I am very grateful to the House for its good will, which has so far facilitated the progress of this Bill. I ask the House only to extend its good will for a few minutes more in order that the Bill may receive its Third Reading. For the benefit of Members not present during the Committee stage of the Bill, perhaps I should explain that the Bill applies only to pigs which are sent to slaughterhouses or knackers' yards. So far as I can make out—and it is rather difficult to make out—but so far as I can ascertain, humane methods in these establishments are already the practice, so it is quite possible that the Bill will make very little difference at all. I should like to think that about many Bills, and I am sure many of us would. However, one cannot be sure that as the law stands at present, pigs cannot be killed by any method in a slaughtering establishment, and so I introduced the Bill in order to make quite sure that, however many or however few these pigs may be, they do meet a humane end. After all, a pig is a most courageous animal, and I am quite sure it would not squeal for having its throat cut without good reason. Although it was not reported by HANSARD at the time, the hon. Member for West Fife (Mr. Gallacher) said that in certain eventualities he would certainly seek protection under this Bill. For all I know, many of us may wish to seek protection under this Bill before our days are through. However, let us make quite sure that certainly as far as animals are concerned—pigs—their end is a humane one in slaughterhouses.

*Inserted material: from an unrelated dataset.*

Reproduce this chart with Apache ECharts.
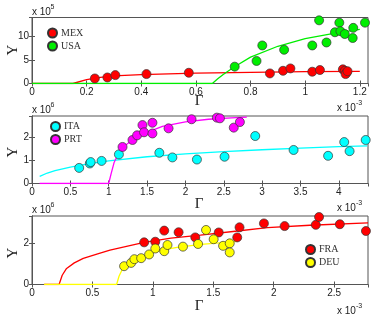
<!DOCTYPE html>
<html><head><meta charset="utf-8">
<script src="https://cdn.jsdelivr.net/npm/echarts@6/dist/echarts.min.js"></script>
<style>html,body{margin:0;padding:0;background:#fff}#c{width:374px;height:317px}</style>
</head><body><div id="c"></div><script>
// ---- Panel 1 (x in 1e-3, y in 1e5) ----
const mexX = [0.230,0.276,0.305,0.419,0.574,0.871,0.919,0.946,1.026,1.054,1.138,1.145,1.152,1.148,1.155];
const mexY = [1.07,1.28,1.78,2.00,2.28,2.14,2.70,3.20,2.50,2.86,3.00,2.70,2.30,2.00,2.60];
const usaX = [0.742,0.822,0.843,0.923,1.026,1.051,1.078,1.109,1.125,1.129,1.145,1.176,1.174,1.219];
const usaY = [3.57,4.78,8.07,7.15,8.07,13.4,8.70,10.87,12.9,11.1,10.5,11.8,9.65,12.9];
const fitMexX = [0,0.15,0.2,0.25,0.3,0.4,0.5,0.6,0.8,1.0,1.2];
const fitMexY = [0,0,0.8,1.3,1.6,1.9,2.05,2.2,2.35,2.5,2.58];
const fitUsaX = [0,0.66,0.68,0.70,0.74,0.8,0.9,1.0,1.1,1.2];
const fitUsaY = [0,0,1.0,1.9,3.5,5.6,7.9,9.5,10.6,11.5];
// ---- Panel 2 (x in 1e-3, y in 1e6) ----
const itaX = [0.615,0.754,0.765,0.907,1.133,1.66,1.83,2.15,2.51,2.91,3.41,3.86,4.07,4.14,4.35];
const itaY = [0.67,0.86,0.92,0.97,1.25,1.32,1.12,1.03,1.15,2.04,1.44,1.19,1.78,1.39,1.87];
const prtX = [1.18,1.31,1.37,1.44,1.46,1.57,1.57,1.78,2.08,2.41,2.45,2.63,2.71];
const prtY = [1.57,1.87,2.07,2.51,2.20,2.15,2.61,2.37,2.76,2.83,2.80,2.40,2.64];
const fitItaX = [0.1,0.2,0.3,0.5,0.75,1.0,1.5,2.0,2.5,3.0,3.5,4.0,4.37];
const fitItaY = [0.31,0.45,0.55,0.70,0.85,0.97,1.15,1.27,1.37,1.45,1.52,1.58,1.62];
const fitPrtX = [0.1,1.0,1.03,1.07,1.12,1.2,1.3,1.4,1.5,1.7,2.0,2.3,2.6,2.8];
const fitPrtY = [0,0,0.4,0.9,1.25,1.6,1.85,2.05,2.2,2.45,2.65,2.76,2.82,2.85];
// ---- Panel 3 (x in 1e-3, y in 1e6) ----
const fraX = [0.928,1.02,1.094,1.213,1.351,1.545,1.698,1.717,1.919,2.09,2.348,2.375,2.547,2.763];
const fraY = [2.05,2.08,2.62,2.54,2.29,2.53,2.29,2.78,2.97,2.84,2.90,3.28,2.93,2.60];
const deuX = [0.762,0.82,0.847,0.903,0.969,1.02,1.094,1.121,1.249,1.374,1.44,1.503,1.581,1.636,1.636];
const deuY = [0.89,1.05,1.23,1.28,1.46,1.75,1.62,1.92,1.84,1.97,2.65,2.20,1.88,2.00,1.56];
const fitFraX = [0.1,0.224,0.25,0.286,0.35,0.424,0.55,0.645,0.8,0.928,1.15,1.393,1.7,1.947,2.3,2.78];
const fitFraY = [0,0,0.45,0.78,1.05,1.27,1.5,1.67,1.88,2.05,2.25,2.4,2.6,2.76,2.88,3.0];
const fitDeuX = [0.1,0.7,0.72,0.76,0.8,0.9,1.0,1.1,1.2,1.4,1.6,1.7];
const fitDeuY = [0,0,0.4,0.9,1.08,1.35,1.55,1.7,1.8,1.95,2.05,2.1];

const xTicks = [{min:0,max:1.23,interval:0.2},{min:0,max:4.38,interval:0.5},{min:0,max:2.78,interval:0.5}];
const yTicks = [{min:0,max:14,interval:5},{min:0,max:2.9,interval:1},{min:0,max:3.33,interval:2}];

const zip = (a,b) => a.map((v,i)=>[v,b[i]]);
const C = {red:'#ff0000',green:'#00ee00',cyan:'#00ffff',mag:'#ff00ff',yel:'#ffff00'};
const axisColor = '#555';
const tickFont = {fontFamily:'Liberation Sans',fontSize:10,color:'#222'};

const grids = [
  {left:32,right:6,top:17.5,height:66},
  {left:32,right:6,top:116,height:67.5},
  {left:32,right:6,top:216,height:68.5}
].map(g=>Object.assign(g,{show:true,borderColor:axisColor,borderWidth:1,backgroundColor:'transparent'}));

const xAxis=[], yAxis=[];
for (let i=0;i<3;i++){
  const fmtX = v => (Math.abs(v/xTicks[i].interval - Math.round(v/xTicks[i].interval))<1e-6) ? String(+v.toFixed(2)) : '';
  const fmtY = v => (Math.abs(v/yTicks[i].interval - Math.round(v/yTicks[i].interval))<1e-6) ? String(+v.toFixed(2)) : '';
  xAxis.push({type:'value',gridIndex:i,position:'bottom',...xTicks[i],
    axisLine:{lineStyle:{color:axisColor}},axisTick:{inside:true,length:3,lineStyle:{color:axisColor}},
    splitLine:{show:false},axisLabel:{...tickFont,margin:4,formatter:fmtX,showMaxLabel:false}});
  xAxis.push({type:'value',gridIndex:i,position:'top',...xTicks[i],
    axisLine:{lineStyle:{color:axisColor}},axisTick:{inside:true,length:3,lineStyle:{color:axisColor}},
    splitLine:{show:false},axisLabel:{show:false}});
  yAxis.push({type:'value',gridIndex:i,position:'left',...yTicks[i],
    axisLine:{lineStyle:{color:axisColor}},axisTick:{inside:true,length:3,lineStyle:{color:axisColor}},
    splitLine:{show:false},axisLabel:{...tickFont,margin:3,formatter:fmtY,showMaxLabel:false}});
  yAxis.push({type:'value',gridIndex:i,position:'right',...yTicks[i],
    axisLine:{lineStyle:{color:axisColor}},axisTick:{inside:true,length:3,lineStyle:{color:axisColor}},
    splitLine:{show:false},axisLabel:{show:false}});
}

function lineS(name,p,x,y,color){
  return {name,type:'line',xAxisIndex:2*p,yAxisIndex:2*p,data:zip(x,y),showSymbol:false,symbol:'none',
    lineStyle:{color,width:1.3},itemStyle:{color},silent:true,z:2,animation:false};
}
function scat(name,p,x,y,color){
  return {name,type:'scatter',xAxisIndex:2*p,yAxisIndex:2*p,data:zip(x,y),symbol:'circle',symbolSize:9,
    itemStyle:{color,borderColor:'#333',borderWidth:0.7,opacity:1},z:3,animation:false};
}
const series = [
  lineS('fitMEX',0,fitMexX,fitMexY,C.red), lineS('fitUSA',0,fitUsaX,fitUsaY,C.green),
  scat('MEX',0,mexX,mexY,C.red), scat('USA',0,usaX,usaY,C.green),
  lineS('fitITA',1,fitItaX,fitItaY,C.cyan), lineS('fitPRT',1,fitPrtX,fitPrtY,C.mag),
  scat('ITA',1,itaX,itaY,C.cyan), scat('PRT',1,prtX,prtY,C.mag),
  lineS('fitFRA',2,fitFraX,fitFraY,C.red), lineS('fitDEU',2,fitDeuX,fitDeuY,C.yel),
  scat('FRA',2,fraX,fraY,C.red), scat('DEU',2,deuX,deuY,C.yel)
];

const legBase = {orient:'vertical',icon:'circle',itemWidth:9,itemHeight:9,itemGap:2,selectedMode:false,
  textStyle:{fontFamily:'Liberation Serif',fontSize:10,color:'#333',padding:[0,0,0,-1]},padding:0};
const legend = [
  {...legBase,data:['MEX','USA'],left:47,top:27.5},
  {...legBase,data:['ITA','PRT'],left:50,top:121},
  {...legBase,data:['FRA','DEU'],left:305,top:244}
];

const serif = 'Liberation Serif';
function txt(x,y,s,size,extra){ return Object.assign({type:'text',x,y,style:{text:s,fontFamily:'Liberation Sans',fontSize:size,fill:'#222'}},extra||{}); }
const graphic = [];
const expTop = [['5',12],['6',110],['6',210]];
expTop.forEach(([e,y])=>{
  graphic.push(txt(32,y,'x 10',10,{style:{text:'x 10',fontFamily:'Liberation Sans',fontSize:10,fill:'#222',textVerticalAlign:'middle'}}));
  graphic.push(txt(50.5,y-5,e,7,{style:{text:e,fontFamily:'Liberation Sans',fontSize:7,fill:'#222',textVerticalAlign:'middle'}}));
});
const expBot = [108,208,311];
expBot.forEach(y=>{
  graphic.push({type:'text',x:337,y,style:{text:'x 10',fontFamily:'Liberation Sans',fontSize:10,fill:'#222',textVerticalAlign:'middle'}});
  graphic.push({type:'text',x:356,y:y-5,style:{text:'-3',fontFamily:'Liberation Sans',fontSize:7,fill:'#222',textVerticalAlign:'middle'}});
});
[101,204,306].forEach(y=>{
  graphic.push({type:'text',x:199,y,style:{text:'Γ',fontFamily:serif,fontSize:15,fill:'#222',textAlign:'center',textVerticalAlign:'middle'}});
});
[50,152,253].forEach(y=>{
  graphic.push({type:'text',x:13,y,rotation:Math.PI/2,style:{text:'Y',fontFamily:serif,fontSize:15,fill:'#222',textAlign:'center',textVerticalAlign:'middle'}});
});

const chart = echarts.init(document.getElementById('c'),null,{renderer:'canvas'});
chart.setOption({animation:false,grid:grids,xAxis,yAxis,series,legend,graphic});
</script></body></html>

I should like to thank the Secretary of State and his Department for the assistance they have given me in introducing the Bill and during its progress through the House so far. I am very sorry that my hon. and gallant Friend the Member for Ayr Burghs (Lieut.-Colonel Sir T. Moore) is unable to be present, because I know he was particularly keen on this Bill. He did tell me he would unavoidably be detained today, and that there was nothing he could do about being present. I am sorry he is not here because this was really his baby originally. All I can say is that I hope that he considers me a good midwife. I commend the Bill to the House. I think it is a Measure which is overdue. It has received a great deal of support in Scotland from very eminent bodies, and I urge the House most strongly to give the Bill its Third Reading.

11.10 a.m.

Although, as my hon. and gallant Friend has said, this Bill, which I hope will now get the Third Reading, does not take matters very much further, it at least puts the humble swine on a level with other animals used for human consumption. The pig is the most misunderstood of all domestic animals. Not only is it the cleanest in its habits, but there is not a part of it which is not of immense value; nothing is lost; and that cannot be said of any other animal killed for human consumption. Merely because the pig is regarded, quite wrongly, as something much lower than any other domestic animal is not to say that it should not receive the same humane treatment. That is something which requires righting, and this Bill, small as it is, is a step in that direction. I hope that a Bill will follow this to cover pigs slaughtered not in official slaughterhouses, so that the same humane conditions may apply everywhere.

Question put, and agreed to.

Bill read the Third time, and passed.